NBC insiders say The Tonight Show's weekly budget has been slashed from $2.3 million to around $1.7 million. The show employs between 150 and 200 people, so the loss of a couple dozen staffers, while painful, likely won't be debilitating. Reality check: The reduced budget is really a return to a level that was once considered fully adequate. Leno was granted a bigger budget when he briefly moved to primetime, and was allowed to retain it when he returned to late-night. Now he's going to have to make do with his original late-night budget.
Did Leno's pay cut really save jobs?
It appears so. Leno was making as much as $30 million. Now, according to the Los Angeles Times, he'll be taking home $20 million. Those millions of saved dollars potentially rescued the jobs of many of the show's employees.
Is this a sign The Tonight Show is in trouble?
Not necessarily. Leno's ratings were certainly damaged by the bitter 2010 episode in which his show made an ill-fated move to primetime, then abandoned that experiment, and reclaimed its old time slot from Conan O'Brien. But The Tonight Show remains the top-rated show in late night, with 3.7 million viewers.

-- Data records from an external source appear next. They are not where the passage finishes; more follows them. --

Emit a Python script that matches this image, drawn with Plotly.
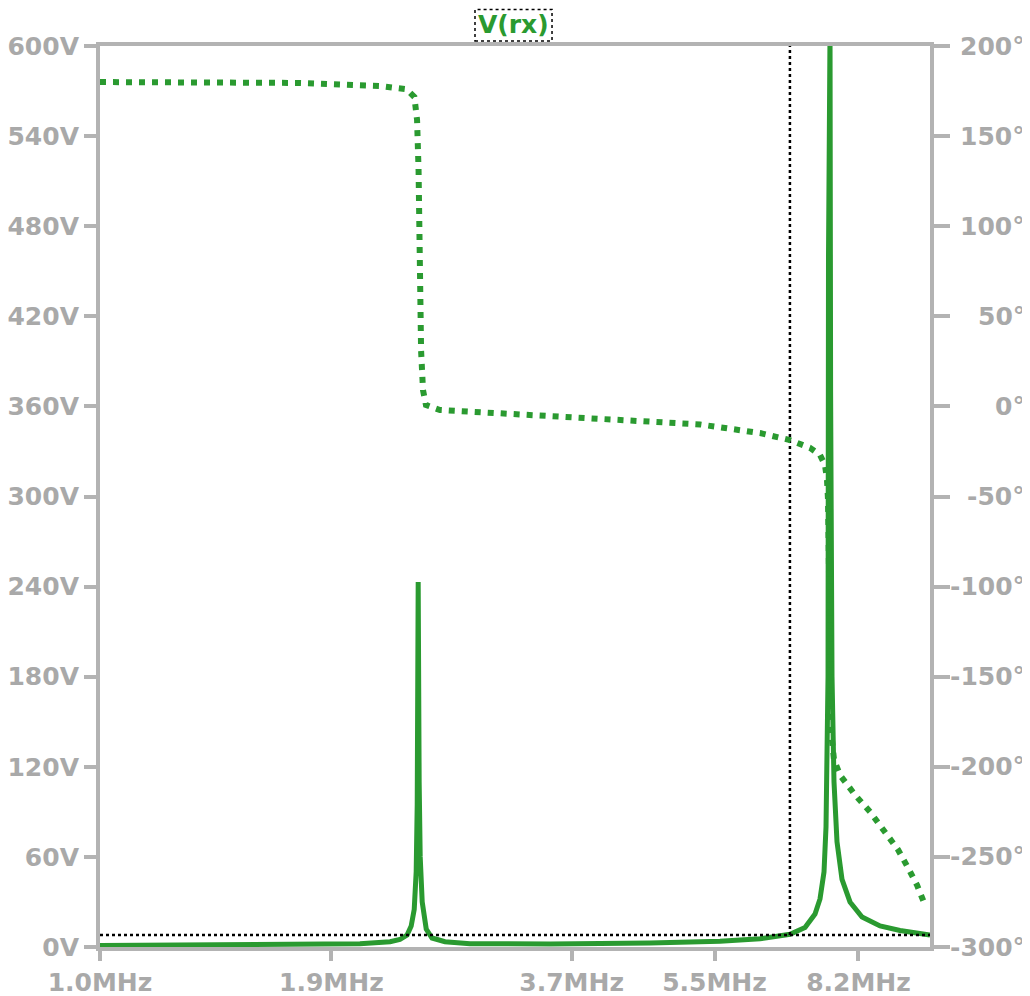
import plotly.graph_objects as go

# ---- data ----
# magnitude of V(rx): frequency in MHz, volts
mag_freq_mhz = [1.000, 1.320, 1.742, 2.057, 2.236, 2.298, 2.344, 2.371, 2.391, 2.404,
                2.411, 2.4175, 2.424, 2.431, 2.4445, 2.472, 2.512, 2.604, 2.791, 3.485,
                4.599, 5.584, 6.242, 6.781, 7.070, 7.269, 7.370, 7.4525, 7.494, 7.536,
                7.546, 7.557, 7.5777, 7.590, 7.600, 7.620, 7.662, 7.726, 7.834, 8.010,
                8.282, 8.706, 9.202, 10.000]
mag_volts = [1.0, 1.2, 1.6, 2.2, 3.5, 5.0, 8.0, 14.0, 25.0, 50.0,
             95.0, 243.0, 110.0, 60.0, 30.0, 12.0, 6.0, 3.5, 2.2, 2.0,
             2.6, 3.8, 5.5, 8.5, 13.0, 22.0, 32.0, 50.0, 80.0, 180.0,
             460.0, 600.0, 610.0, 370.0, 250.0, 180.0, 110.0, 70.0, 45.0, 30.0,
             20.0, 14.0, 11.0, 8.0]

# phase of V(rx): frequency in MHz, degrees
ph_freq_mhz = [1.000, 1.320, 1.742, 2.175, 2.340, 2.392, 2.410, 2.420, 2.425, 2.430,
               2.437, 2.450, 2.470, 2.568, 3.034, 4.004, 5.285, 6.242, 6.781, 7.169,
               7.370, 7.473, 7.515, 7.536, 7.557, 7.578, 7.599, 7.662, 7.791, 8.122,
               8.467, 8.827, 9.151, 9.409, 9.646, 9.862]
ph_deg = [180.0, 179.7, 179.5, 177.8, 176.0, 171.7, 159.0, 131.0, 92.0, 59.0,
          31.0, 9.0, 0.8, -2.0, -3.7, -6.5, -10.0, -14.8, -18.7, -23.0,
          -27.0, -32.5, -41.0, -52.0, -80.0, -135.0, -180.0, -196.0, -204.6, -215.6,
          -225.0, -236.0, -246.0, -256.0, -265.6, -276.7]

# cursors
cursor_freq_mhz = 6.78
cursor_level_v = 8.0

# axis ticks
x_tick_mhz = [1.0, 1.9, 3.7, 5.5, 8.2]
x_tick_text = ["1.0MHz", "1.9MHz", "3.7MHz", "5.5MHz", "8.2MHz"]
y_tick_v = [0, 60, 120, 180, 240, 300, 360, 420, 480, 540, 600]
y_tick_text = [f"{v}V" for v in y_tick_v]
y2_tick_deg = [-300, -250, -200, -150, -100, -50, 0, 50, 100, 150, 200]
y2_tick_text = [f"{v}°" for v in y2_tick_deg]

x_min_mhz, x_max_mhz = 1.0, 10.0

MHZ = 1e6
GREEN = "#2a9a30"
GRAY = "#b3b3b3"
LABEL_GRAY = "#a9a9a9"
FONT = "DejaVu Sans"

fig = go.Figure()

fig.add_trace(go.Scatter(
    x=[f * MHZ for f in ph_freq_mhz], y=ph_deg, yaxis="y2", mode="lines",
    line=dict(color=GREEN, width=6, dash="6px,7px"), showlegend=False,
    hoverinfo="skip"))

fig.add_trace(go.Scatter(
    x=[f * MHZ for f in mag_freq_mhz], y=mag_volts, mode="lines",
    line=dict(color=GREEN, width=5), showlegend=False, hoverinfo="skip"))

# cursor lines
fig.add_trace(go.Scatter(
    x=[cursor_freq_mhz * MHZ, cursor_freq_mhz * MHZ], y=[cursor_level_v, 600],
    mode="lines", line=dict(color="black", width=2.5, dash="dot"),
    showlegend=False, hoverinfo="skip"))
fig.add_trace(go.Scatter(
    x=[x_min_mhz * MHZ, x_max_mhz * MHZ], y=[cursor_level_v, cursor_level_v],
    mode="lines", line=dict(color="black", width=2.5, dash="dot"),
    showlegend=False, hoverinfo="skip"))

tickfont = dict(family=FONT, size=25, color=LABEL_GRAY, weight="bold")

# the page adds an 8px body margin, so the margins are offset to compensate
fig.update_layout(
    width=1030, height=996, autosize=False,
    margin=dict(l=92, r=108, t=38, b=57),
    paper_bgcolor="white", plot_bgcolor="white",
    xaxis=dict(
        type="log", range=[6, 7], automargin=False,
        tickvals=[v * MHZ for v in x_tick_mhz], ticktext=x_tick_text,
        showgrid=False, zeroline=False,
        showline=True, linecolor=GRAY, linewidth=4, mirror=True,
        ticks="outside", ticklen=10, tickwidth=4, tickcolor=GRAY,
        tickfont=tickfont),
    yaxis=dict(
        range=[0, 600], tickvals=y_tick_v, ticktext=y_tick_text, automargin=False,
        showgrid=False, zeroline=False,
        showline=True, linecolor=GRAY, linewidth=4,
        ticks="outside", ticklen=12, tickwidth=4, tickcolor=GRAY,
        tickfont=tickfont),
    yaxis2=dict(
        range=[-300, 200], tickvals=y2_tick_deg, showticklabels=False,
        overlaying="y", side="right", automargin=False,
        showgrid=False, zeroline=False,
        showline=True, linecolor=GRAY, linewidth=4,
        ticks="outside", ticklen=16, tickwidth=4, tickcolor=GRAY),
)

# right-aligned phase tick labels (as in the reference)
for val, txt in zip(y2_tick_deg, y2_tick_text):
    fig.add_annotation(
        text=txt, xref="paper", yref="y2", x=1.1165, y=val,
        xanchor="right", yanchor="middle", showarrow=False,
        font=tickfont)

# title with dashed frame
fig.add_annotation(
    text="<b>V(rx)</b>", xref="paper", yref="paper", x=0.4976, y=1.0244,
    xanchor="center", yanchor="middle", showarrow=False,
    font=dict(family=FONT, size=25, color=GREEN))
fig.add_shape(
    type="rect", xref="paper", yref="paper",
    x0=0.4518, x1=0.5446, y0=1.0055, y1=1.0405,
    line=dict(color="black", width=1.5, dash="dot"))

fig.write_html("out.html")
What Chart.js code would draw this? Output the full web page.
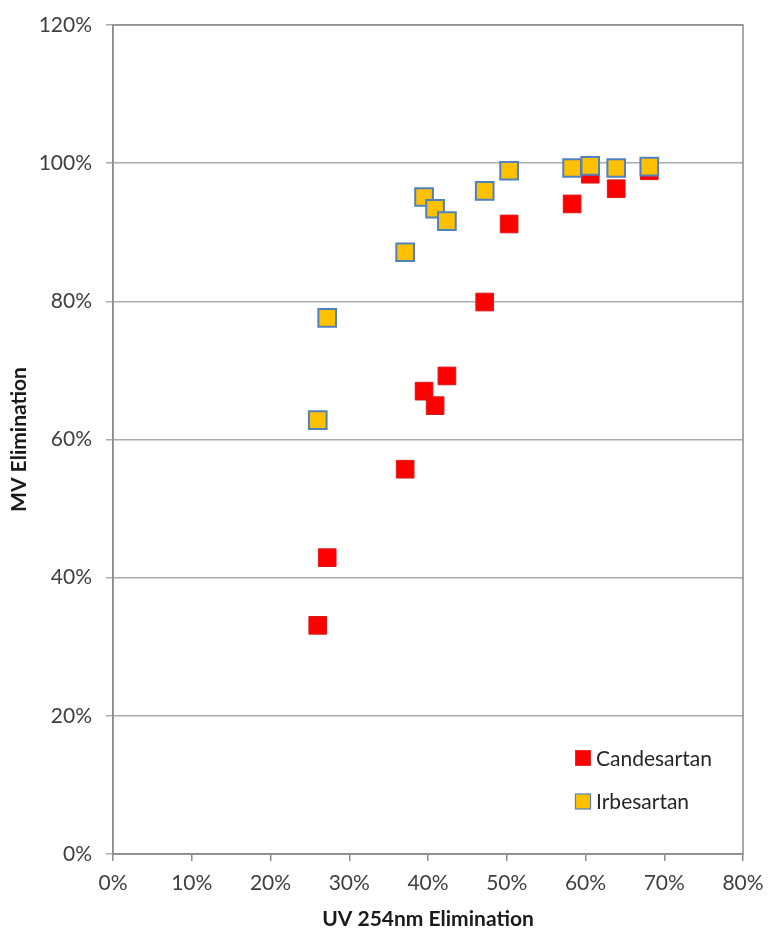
<!DOCTYPE html>
<html>
<head>
<meta charset="utf-8">
<script src="https://cdn.jsdelivr.net/npm/chart.js@4/dist/chart.umd.min.js"></script>
<style>
  html, body { margin: 0; padding: 0; background: #fff; }
  #wrap { width: 768px; height: 930px; position: relative; }
</style>
</head>
<body>
<div id="wrap"><canvas id="c" width="768" height="930"></canvas></div>
<script>
// UV 254nm elimination (%) for each sample, shared by both compounds
const uvElimination = [26.0, 27.2, 37.1, 39.5, 40.9, 42.4, 47.2, 50.3, 58.3, 60.6, 63.9, 68.1];
// MV elimination (%) per compound
const candesartan = [33.1, 42.9, 55.7, 67.0, 64.9, 69.2, 79.9, 91.2, 94.1, 98.4, 96.3, 98.9];
const irbesartan  = [62.8, 77.6, 87.1, 95.1, 93.4, 91.6, 96.0, 98.9, 99.3, 99.6, 99.3, 99.5];
const seriesNames = ['Candesartan', 'Irbesartan'];
const xTicks = [0, 10, 20, 30, 40, 50, 60, 70, 80];
const yTicks = [0, 20, 40, 60, 80, 100, 120];

const FONT = 'Lato, "Open Sans", "Liberation Sans", sans-serif';
const toPoints = ys => ys.map((y, i) => ({ x: uvElimination[i], y }));

// Frame around the plot area and a legend placed inside it, lower right
const framePlugin = {
  id: 'frame',
  afterDatasetsDraw(chart) {
    const { ctx, chartArea: a } = chart;
    ctx.save();
    ctx.strokeStyle = '#8c8c8c';
    ctx.lineWidth = 1.5;
    ctx.strokeRect(a.left, a.top, a.right - a.left, a.bottom - a.top);
    // legend
    const entries = chart.data.datasets;
    const x0 = a.left + 470, y0 = a.top + 733, gap = 43.5;
    ctx.font = '21px ' + FONT;
    ctx.textBaseline = 'middle';
    entries.forEach((ds, i) => {
      const y = y0 + i * gap;
      ctx.fillStyle = ds.backgroundColor;
      ctx.fillRect(x0 - 7.5, y - 7.5, 15, 15);
      ctx.strokeStyle = ds.borderColor;
      ctx.lineWidth = ds.borderWidth > 1 ? 1.2 : 0.8;
      ctx.strokeRect(x0 - 7.5, y - 7.5, 15, 15);
      ctx.fillStyle = '#262626';
      ctx.fillText(ds.label, x0 + 13, y + 1);
    });
    ctx.restore();
  }
};

new Chart(document.getElementById('c'), {
  type: 'scatter',
  data: {
    datasets: [
      {
        label: seriesNames[0],
        data: toPoints(candesartan),
        backgroundColor: '#ff0000',
        borderColor: '#d91a1a',
        borderWidth: 1,
        pointStyle: 'rect',
        pointRadius: 12.5,
        pointHoverRadius: 12.5,
        order: 2
      },
      {
        label: seriesNames[1],
        data: toPoints(irbesartan),
        backgroundColor: '#ffc000',
        borderColor: '#4f81bd',
        borderWidth: 2,
        pointStyle: 'rect',
        pointRadius: 12.5,
        pointHoverRadius: 12.5,
        order: 1
      }
    ]
  },
  options: {
    responsive: false,
    animation: false,
    devicePixelRatio: 1,
    layout: { padding: { top: 25, right: 25, left: 0, bottom: 0 } },
    plugins: {
      legend: { display: false },
      tooltip: { enabled: false }
    },
    scales: {
      x: {
        type: 'linear',
        min: 0, max: 80,
        afterBuildTicks: s => { s.ticks = xTicks.map(v => ({ value: v })); },
        ticks: {
          callback: v => v + '%',
          color: '#404040',
          font: { family: FONT, size: 21 },
          padding: 10,
          maxRotation: 0
        },
        grid: { drawOnChartArea: false, drawTicks: true, tickLength: 7, color: '#8c8c8c', lineWidth: 1.5 },
        border: { color: '#8c8c8c', width: 1.5 },
        title: {
          display: true,
          text: 'UV 254nm Elimination',
          color: '#1a1a1a',
          font: { family: FONT, size: 21, weight: 'bold' },
          padding: { top: 0, bottom: -2 }
        },
        afterFit: s => { s.height = 76; s.paddingLeft = 0; s.paddingRight = 0; }
      },
      y: {
        type: 'linear',
        min: 0, max: 120,
        afterBuildTicks: s => { s.ticks = yTicks.map(v => ({ value: v })); },
        ticks: {
          callback: v => v + '%',
          color: '#404040',
          font: { family: FONT, size: 21 },
          padding: 14
        },
        grid: { color: '#ababab', lineWidth: 1.5, tickLength: 7 },
        border: { color: '#8c8c8c', width: 1.5 },
        title: {
          display: true,
          text: 'MV Elimination',
          color: '#1a1a1a',
          font: { family: FONT, size: 21, weight: 'bold' },
          padding: { top: 7, bottom: 0 }
        },
        afterFit: s => { s.width = 113; s.paddingTop = 0; s.paddingBottom = 0; }
      }
    }
  },
  plugins: [framePlugin]
});
</script>
</body>
</html>
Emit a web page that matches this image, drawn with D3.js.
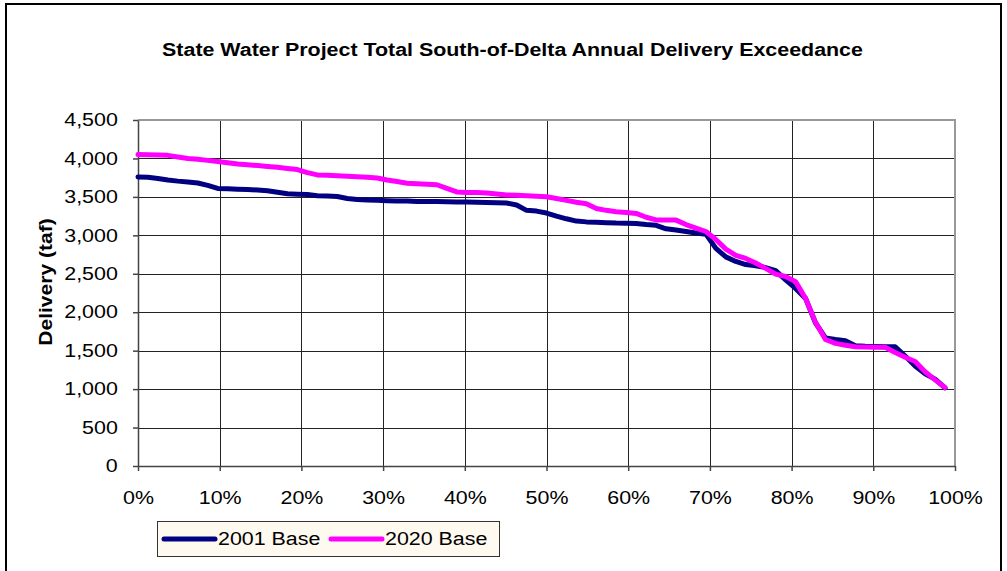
<!DOCTYPE html>
<html>
<head>
<meta charset="utf-8">
<script src="https://cdn.jsdelivr.net/npm/d3@7"></script>
<style>
  html, body { margin: 0; padding: 0; background: #fff; }
  svg { display: block; font-family: "Liberation Sans", Arial, sans-serif; }
</style>
</head>
<body>
<svg id="chart" width="1007" height="571"></svg>
<script>
// exceedance values, 82 sorted years, plotted at i/82
var SERIES_NAMES = ["2001 Base", "2020 Base"];
var BASE_2001 = [
  3760, 3755, 3740, 3720, 3705, 3695, 3680, 3650, 3610, 3605,
  3600, 3595, 3590, 3580, 3560, 3540, 3535, 3530, 3515, 3510,
  3505, 3480, 3465, 3460, 3455, 3450, 3445, 3445, 3440, 3440,
  3440, 3438, 3435, 3432, 3430, 3428, 3425, 3420, 3395, 3325,
  3315, 3290, 3250, 3215, 3185, 3175, 3170, 3165, 3160, 3158,
  3155, 3140, 3130, 3085, 3070, 3050, 3030, 3015, 2830, 2720,
  2660, 2620, 2605, 2580, 2540, 2420, 2310, 2180, 1860, 1665,
  1645, 1630, 1565, 1558, 1555, 1552, 1550, 1430, 1300, 1200,
  1130, 1015
];
var BASE_2020 = [
  4050, 4048, 4045, 4040, 4020, 4000, 3990, 3975, 3960, 3945,
  3928, 3918, 3908, 3896, 3885, 3870, 3855, 3815, 3786, 3780,
  3775, 3768, 3762, 3755, 3745, 3720, 3699, 3678, 3672, 3665,
  3658, 3610, 3565, 3556, 3556, 3550, 3537, 3525, 3520, 3514,
  3508, 3502, 3480, 3455, 3430, 3412, 3350, 3325, 3308, 3298,
  3285, 3235, 3200, 3200, 3198, 3140, 3095, 3050, 2945, 2820,
  2740, 2700, 2640, 2570, 2495, 2465, 2398, 2180, 1870, 1645,
  1595, 1570, 1551, 1548, 1546, 1544, 1475, 1415, 1360, 1225,
  1120, 1020
];
var Y_TICKS = [0, 500, 1000, 1500, 2000, 2500, 3000, 3500, 4000, 4500];
var X_TICKS = [0, 0.1, 0.2, 0.3, 0.4, 0.5, 0.6, 0.7, 0.8, 0.9, 1.0];

var plot = {left: 138, right: 955, top: 120, bottom: 466};
var STRETCH = "scale(1.19,1)"; // the reference text is drawn a bit wide
var svg = d3.select("#chart");

var x = d3.scaleLinear().domain([0, 1]).range([plot.left, plot.right]);
var y = d3.scaleLinear().domain([0, 4500]).range([plot.bottom, plot.top]);
var z = d3.scaleOrdinal().domain(SERIES_NAMES).range(["#000080", "#ff00ff"]);

// outer chart frame (cropped at bottom)
svg.append("path")
  .attr("d", "M6,600 V4 H1001 V600")
  .attr("fill", "none")
  .attr("stroke", "#000")
  .attr("stroke-width", 2);

svg.append("text")
  .attr("transform", "translate(512.5,56) " + STRETCH)
  .attr("text-anchor", "middle")
  .attr("font-weight", "bold")
  .attr("font-size", "18px")
  .text("State Water Project Total South-of-Delta Annual Delivery Exceedance");

// gridlines
svg.append("g")
  .selectAll("line")
  .data(Y_TICKS.slice(1, -1))
  .enter().append("line")
    .attr("x1", plot.left).attr("x2", plot.right)
    .attr("y1", function(d) { return Math.round(y(d)) + 0.5; })
    .attr("y2", function(d) { return Math.round(y(d)) + 0.5; })
    .attr("stroke", "#222");

svg.append("g")
  .selectAll("line")
  .data(X_TICKS.slice(1, -1))
  .enter().append("line")
    .attr("y1", plot.top).attr("y2", plot.bottom)
    .attr("x1", function(d) { return Math.round(x(d)) + 0.5; })
    .attr("x2", function(d) { return Math.round(x(d)) + 0.5; })
    .attr("stroke", "#222");

// plot area border (top/right)
svg.append("path")
  .attr("d", "M" + plot.left + "," + plot.top + " H" + plot.right + " V" + plot.bottom)
  .attr("fill", "none")
  .attr("stroke", "#999")
  .attr("stroke-width", 2);

svg.append("g")
  .attr("class", "x axis")
  .attr("transform", "translate(0," + plot.bottom + ")")
  .call(d3.axisBottom(x).tickValues(X_TICKS).tickFormat(d3.format(".0%")).tickSizeInner(5).tickSizeOuter(0).tickPadding(20));

svg.append("g")
  .attr("class", "y axis")
  .attr("transform", "translate(" + plot.left + ",0)")
  .call(d3.axisLeft(y).tickValues(Y_TICKS).tickFormat(d3.format(",")).tickSizeInner(5).tickSizeOuter(0).tickPadding(12));

svg.selectAll(".axis text")
  .attr("font-family", "Liberation Sans, Arial, sans-serif")
  .attr("font-size", "18px")
  .attr("fill", "#000")
  .attr("transform", STRETCH);
svg.selectAll(".axis path, .axis line")
  .attr("stroke", "#444")
  .attr("stroke-width", 1.5);

svg.append("text")
  .attr("transform", "translate(52,282) rotate(-90) scale(1.17,1)")
  .attr("text-anchor", "middle")
  .attr("font-weight", "bold")
  .attr("font-size", "18px")
  .text("Delivery (taf)");

var line = d3.line()
  .x(function(d, i) { return x(i / 82); })
  .y(function(d) { return y(d); });

svg.append("g")
  .selectAll("path")
  .data([BASE_2001, BASE_2020])
  .enter().append("path")
    .attr("d", line)
    .attr("fill", "none")
    .attr("stroke", function(d, i) { return z(SERIES_NAMES[i]); })
    .attr("stroke-width", 5)
    .attr("stroke-linejoin", "round")
    .attr("stroke-linecap", "round");

// legend
var legend = svg.append("g").attr("class", "legend");
legend.append("rect")
  .attr("x", 157.5).attr("y", 521.5)
  .attr("width", 342).attr("height", 35)
  .attr("fill", "#fffaf0")
  .attr("stroke", "#333");

var item = legend.selectAll("g")
  .data(SERIES_NAMES)
  .enter().append("g")
    .attr("transform", function(d, i) { return "translate(" + (164 + i * 167) + ",539)"; });

item.append("line")
  .attr("x1", 0).attr("x2", 51)
  .attr("stroke", z)
  .attr("stroke-width", 5)
  .attr("stroke-linecap", "round");

item.append("text")
  .attr("transform", "translate(54,0) " + STRETCH)
  .attr("dy", "0.35em")
  .attr("font-size", "18px")
  .text(function(d) { return d; });
</script>
</body>
</html>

Why are such deep cuts necessary then?
One reason might be growing cable threats such as Jon Stewart and Stephen Colbert who are splintering late-night audiences. Stewart's Daily Show audience grew by 5 percent last year to 2.1 million viewers, while Colbert added 7 percent to claim an average audience of 1.5 million. "There is no dominant late-night king anymore," researcher Brad Adgate of Horizon Media tells The Wall Street Journal.
Any other theories?
The cuts might simply be part of an overall review of spending at the network. Cable giant Comcast bought NBC in 2011, and has been evaluating its new assets ever since. "I don't think ad sales are off," an NBC executive tells Deadline. "I just think the people who bought this company, Comcast, wants to go through everything at NBC and get their money back."